While, in the pre-Lisbon setting, the past, current and forthcoming Presidencies were encouraged to work together in order to ensure coherence and continuity, the fact that now this collaboration is made official (and compulsory), gives it a boost, by creating common practices. The civil servants from the three countries meet regularly, in sectoral structures and at various levels, to discuss the priorities for the 18 months. This starts about two years before the first Presidency takes office and ends after the third has finished its mandate, not before making a thorough evaluation of the Trio’ s performance. All this may sound like  a normal bureaucratic procedure, a pure coordination task. Yet, it is more than that. It is an exercise that helps civil servants  and politicians with different (sometimes very different) administrative and political cultures to get to know and understand each other and start thinking out of the “national” box. Thus, in order to draft a common programme, the three countries try to take on board each other’s interests, apart from their own national one, leading to a set of priorities that each of them can feel the ownership of. Moreover, these priorities that have been agreed by three Member States have a bigger weight when it comes to defining each country’s own strategic lines for he 6 months period.

The protagonists of the first official trio, Spain, Belgium and Hungary, seem to have found this exercise very useful. At the symbolic level, they decided to use the same logo design, with only the colours of the national flags changing. A common website was also created (www.eutrio.eu); however, contrary to expectations, this web address is currently used just as an alias for the Spanish Presidency website (which, in its turn, does not have a lot of references to the Trio and not in the most visible of places). At the more practical level, the Trio has drafted a single programme, instead of three different programmes as it used to be the case; however, it seems that each country still follows its own set of priorities, de facto reducing the common programme to a strategic framework, while still allowing specific Member States to take credit for certain achievements that happened to take place in their 6 months term. (Update: the Spanish Presidency is already “taking stock” of the achievements of the first third of its term, coming up with a very positive assessment. No reference to the common Trio programme and the progress in terms of that, in case you were wondering).

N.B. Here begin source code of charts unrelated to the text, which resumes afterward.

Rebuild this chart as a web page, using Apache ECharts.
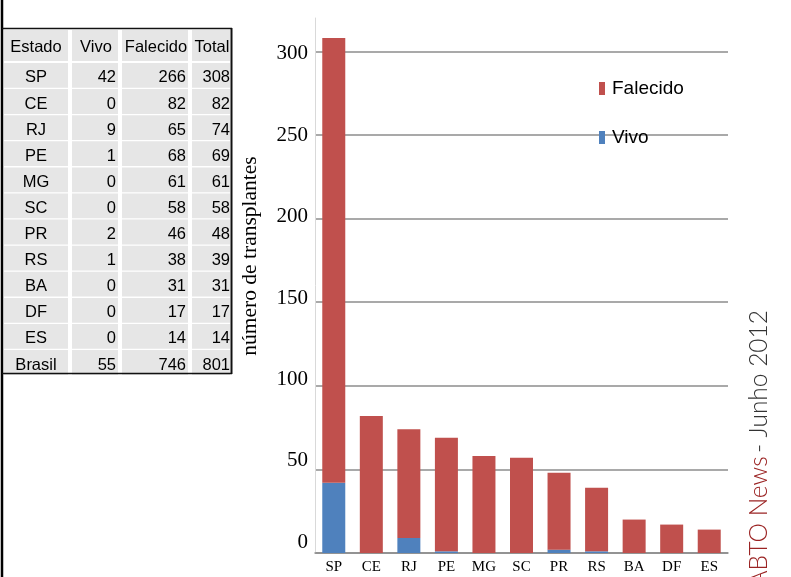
<!DOCTYPE html>
<html>
<head>
<meta charset="utf-8">
<script src="https://cdn.jsdelivr.net/npm/echarts@6/dist/echarts.min.js"></script>
<style>html,body{margin:0;padding:0;background:#fff}#c{width:791px;height:577px}</style>
</head>
<body>
<div id="c"></div>
<script>
// ---- data ----
const categories = ['SP','CE','RJ','PE','MG','SC','PR','RS','BA','DF','ES'];
// values drawn as bars
const chartVivo = [42,0,9,1,0,0,2,1,0,0,0];
const chartFalecido = [266,82,65,68,58,57,46,38,20,17,14];
// values printed in the table
const tableHeader = ['Estado','Vivo','Falecido','Total'];
const tableStates = ['SP','CE','RJ','PE','MG','SC','PR','RS','BA','DF','ES','Brasil'];
const tableVivo = [42,0,9,1,0,0,2,1,0,0,0,55];
const tableFalecido = [266,82,65,68,61,58,46,38,31,17,14,746];
const tableTotal = [308,82,74,69,61,58,48,39,31,17,14,801];
const yTicks = [0,50,100,150,200,250,300];
const legendNames = ['Falecido','Vivo'];
const yName = 'número de transplantes';
const sideTitleA = 'ABTO News';
const sideTitleB = '- Junho 2012';

// small vertical nudges of the y tick labels (px, negative = up), as in the picture
const yLabelShift = [-11,-9,-6,-4,-2,0,2];

// ---- table as graphic elements ----
const g = [];
g.push({type:'line', shape:{x1:2,y1:0,x2:2,y2:577}, style:{stroke:'#000', lineWidth:2.5}, z:10});
const cols = [[4,68],[72,118],[122,188],[192,230]];
const cellFill = '#e6e6e6';
const font = 'Liberation Sans, Arial, sans-serif';
const fs = '16.5px ';
// header
cols.forEach((c,j)=>{
  g.push({type:'rect', shape:{x:c[0], y:30, width:c[1]-c[0], height:31}, style:{fill:cellFill}});
  g.push({type:'text', x:(c[0]+c[1])/2 + (j===0?0:1), y:47, style:{text:tableHeader[j], fill:'#000', font:fs+font, textAlign:'center', textVerticalAlign:'middle'}});
});
for (let i=0;i<tableStates.length;i++){
  const top = 63 + i*26.1, h = 24.8, cy = top + h/2 + 2.5;
  cols.forEach(c=>{
    g.push({type:'rect', shape:{x:c[0], y:top, width:c[1]-c[0], height:h}, style:{fill:cellFill}});
  });
  g.push({type:'text', x:36, y:cy, style:{text:tableStates[i], fill:'#000', font:fs+font, textAlign:'center', textVerticalAlign:'middle'}});
  g.push({type:'text', x:116, y:cy, style:{text:String(tableVivo[i]), fill:'#000', font:fs+font, textAlign:'right', textVerticalAlign:'middle'}});
  g.push({type:'text', x:186, y:cy, style:{text:String(tableFalecido[i]), fill:'#000', font:fs+font, textAlign:'right', textVerticalAlign:'middle'}});
  g.push({type:'text', x:230, y:cy, style:{text:String(tableTotal[i]), fill:'#000', font:fs+font, textAlign:'right', textVerticalAlign:'middle'}});
}
g.push({type:'line', shape:{x1:2,y1:28.5,x2:232,y2:28.5}, style:{stroke:'#111', lineWidth:1.5}, z:10});
g.push({type:'line', shape:{x1:231.5,y1:28,x2:231.5,y2:374}, style:{stroke:'#111', lineWidth:2}, z:10});
g.push({type:'line', shape:{x1:2,y1:373.5,x2:232,y2:373.5}, style:{stroke:'#111', lineWidth:1.5}, z:10});

// y axis name
g.push({type:'text', x:250, y:256, rotation:Math.PI/2, style:{text:yName, fill:'#000', font:'21.5px Liberation Serif, Times New Roman, serif', textAlign:'center', textVerticalAlign:'middle'}});

// side title
g.push({type:'text', x:759, y:310, rotation:Math.PI/2, style:{
  text:'{a|'+sideTitleA+'} {b|'+sideTitleB+'}', textAlign:'right', textVerticalAlign:'middle',
  rich:{a:{fill:'#9b2424', font:'300 24.5px Lato, sans-serif'}, b:{fill:'#333', font:'300 24.5px Lato, sans-serif'}}
}});

const rich = {};
yLabelShift.forEach((d,i)=>{
  rich['v'+i] = {fontFamily:'Liberation Serif, Times New Roman, serif', fontSize:21, color:'#000',
    padding: d<0 ? [0,0,-2*d,0] : [2*d,0,0,0]};
});

const chart = echarts.init(document.getElementById('c'));
chart.setOption({
  animation:false,
  backgroundColor:'#fff',
  grid:{left:315, right:63, top:18, bottom:24, containLabel:false},
  legend:{
    data:legendNames, orient:'vertical', left:594, top:74, itemWidth:6, itemHeight:13, itemGap:30,
    icon:'rect', textStyle:{fontFamily:'Liberation Sans, Arial, sans-serif', fontSize:19, color:'#000', padding:[0,0,0,2]}
  },
  xAxis:{
    type:'category', data:categories,
    axisLine:{lineStyle:{color:'#8c8c8c', width:1.5}},
    axisTick:{show:false},
    axisLabel:{fontFamily:'Liberation Serif, Times New Roman, serif', fontSize:15, color:'#000', margin:7}
  },
  yAxis:{
    type:'value', min:yTicks[0], max:320, interval:yTicks[1]-yTicks[0],
    axisLine:{show:true, lineStyle:{color:'#d9d9d9', width:1}},
    axisTick:{show:false},
    axisLabel:{fontFamily:'Liberation Serif, Times New Roman, serif', fontSize:21, color:'#000', margin:7, showMaxLabel:false,
      formatter:v=>{ const i = yTicks.indexOf(v); return i>=0 ? '{v'+i+'|'+v+'}' : ''; }, rich:rich},
    splitLine:{show:true, showMaxLine:false, lineStyle:{color:'#8c8c8c', width:1.5}}
  },
  series:[
    {name:'Vivo', type:'bar', stack:'t', data:chartVivo, barWidth:23, itemStyle:{color:'#4f81bd'}},
    {name:'Falecido', type:'bar', stack:'t', data:chartFalecido, barWidth:23, itemStyle:{color:'#c0504d'}}
  ],
  graphic:g
});
</script>
</body>
</html>
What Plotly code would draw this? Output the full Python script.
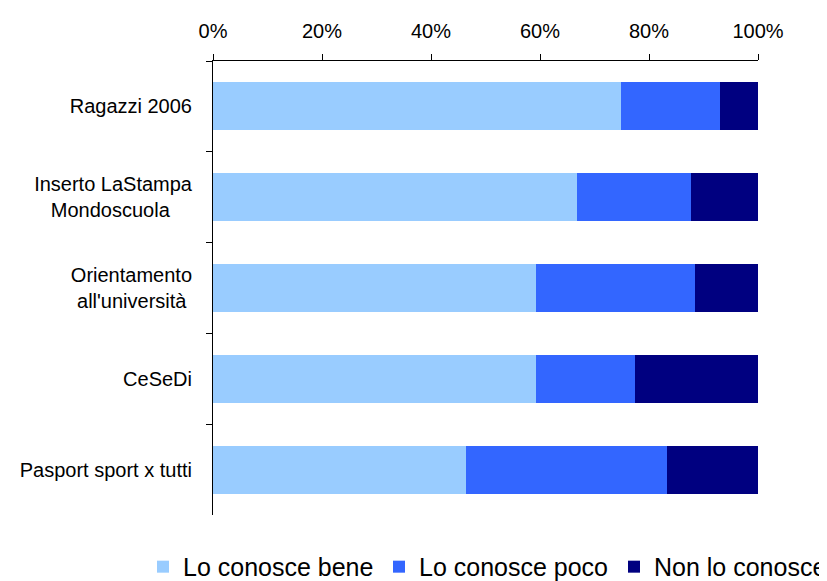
import plotly.graph_objects as go

NBSP = "\u00a0"
categorie = ["Ragazzi 2006", "Inserto LaStampa<br>Mondoscuola" + NBSP * 4,
             "Orientamento<br>all'università" + NBSP, "CeSeDi", "Pasport sport x tutti"]
conosce_bene = [74.9, 66.8, 59.3, 59.2, 46.5]
conosce_poco = [18.1, 20.9, 29.2, 18.3, 36.8]
non_conosce = [7.0, 12.3, 11.5, 22.5, 16.7]

serie = [
    ("Lo conosce bene", conosce_bene, "#99CCFF", "legend"),
    ("Lo conosce poco", conosce_poco, "#3366FF", "legend2"),
    ("Non lo conosce", non_conosce, "#000080", "legend3"),
]

fig = go.Figure()
for nome, valori, colore, leg in serie:
    fig.add_trace(go.Bar(
        name=nome,
        y=categorie,
        x=valori,
        orientation="h",
        marker_color=colore,
        marker_line_width=0,
        legend=leg,
        showlegend=True,
    ))

# una legenda per voce, così stanno tutte su una riga
def stile_legenda(x):
    return dict(
        orientation="h",
        xref="container", x=x, xanchor="left",
        yref="container", y=0.038, yanchor="middle",
        font=dict(size=25),
        itemwidth=30,
    )

# la pagina ha 8px di margine del body: compensato nei margini
fig.update_layout(
    barmode="stack",
    bargap=0.47,
    width=827,
    height=581,
    margin=dict(l=204, r=77, t=49, b=74),
    plot_bgcolor="white",
    paper_bgcolor="white",
    font=dict(family="Liberation Sans, Arial", size=20, color="black"),
    showlegend=True,
    legend=stile_legenda(135 / 827),
    legend2=stile_legenda(371 / 827),
    legend3=stile_legenda(606 / 827),
)

fig.update_xaxes(
    side="top",
    range=[0, 100],
    tickvals=[0, 20, 40, 60, 80, 100],
    ticktext=["0%", "20%", "40%", "60%", "80%", "100%"],
    showline=True, linecolor="black", linewidth=1,
    ticks="outside", ticklen=6, tickcolor="black",
    showgrid=False, zeroline=False,
    ticklabelstandoff=8,
)
fig.update_yaxes(
    autorange="reversed",
    showline=True, linecolor="black", linewidth=1,
    ticks="outside", ticklen=6, tickcolor="black",
    tickson="boundaries",
    showgrid=False,
    ticklabelstandoff=16,
)

fig.write_html("out.html")
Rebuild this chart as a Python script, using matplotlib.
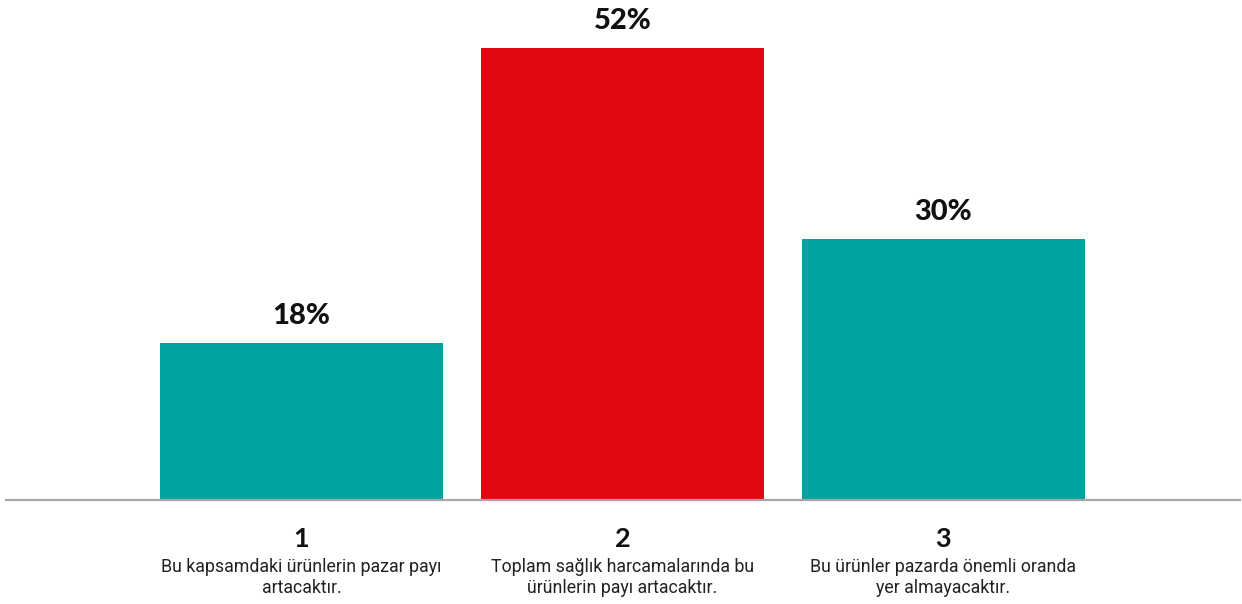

During the preparatory stage, the Trio had some daring ideas, such as having one country chairing one working group or/and Council formation for 18 months, while the other two countries chair others, or to have interchangeable chairs from the three countries. These arrangements would have reinforced the idea of a common programme and a common identity; but they proved to be too forward-thinking for this moment, adding up to the current post-Lisbon institutional confusion. Perhaps this is still something to think about for the next Trio (Poland, Denmark and Cyprus).

It still remains to be seen what role the rotating Presidency will carve for itself in the new interinstitutional power balance. Even though most of the visibility is taken up by Herman Van Rompuy, one has to remember that it is still the rotating Presidency that chairs the 270 Council Working Groups, the COREPER meetings, as well as nine out of ten Council formations, including the General Affairs Council (GAC), whose horizontal coordination role can prove to be very important strategically. Another key issue is how the Trio Presidencies will relate to the newly established institution- the European Council- and its growing powers, especially in the economic area. While the usual working practices of the Council are of a bottom-up nature (starting at Working Group level, then going to COREPER and only then- and only the controversial, unsolved issues- going to the level of Ministers), the increased role of the European Council might see these practices change, allowing for the possibility of a top-down approach in certain areas.

Irrespective of the way the Trio will interpret and fulfill its tasks, it is important to remember, when looking at the institutional structure of post-Lisbon EU, that the rotating Presidency is still playing an important role. Practice will show, in the following months, if the idea of an official Trio has given it more strength, coherence and continuity. And all this beyond a common logo and a programmatic set of common priorities.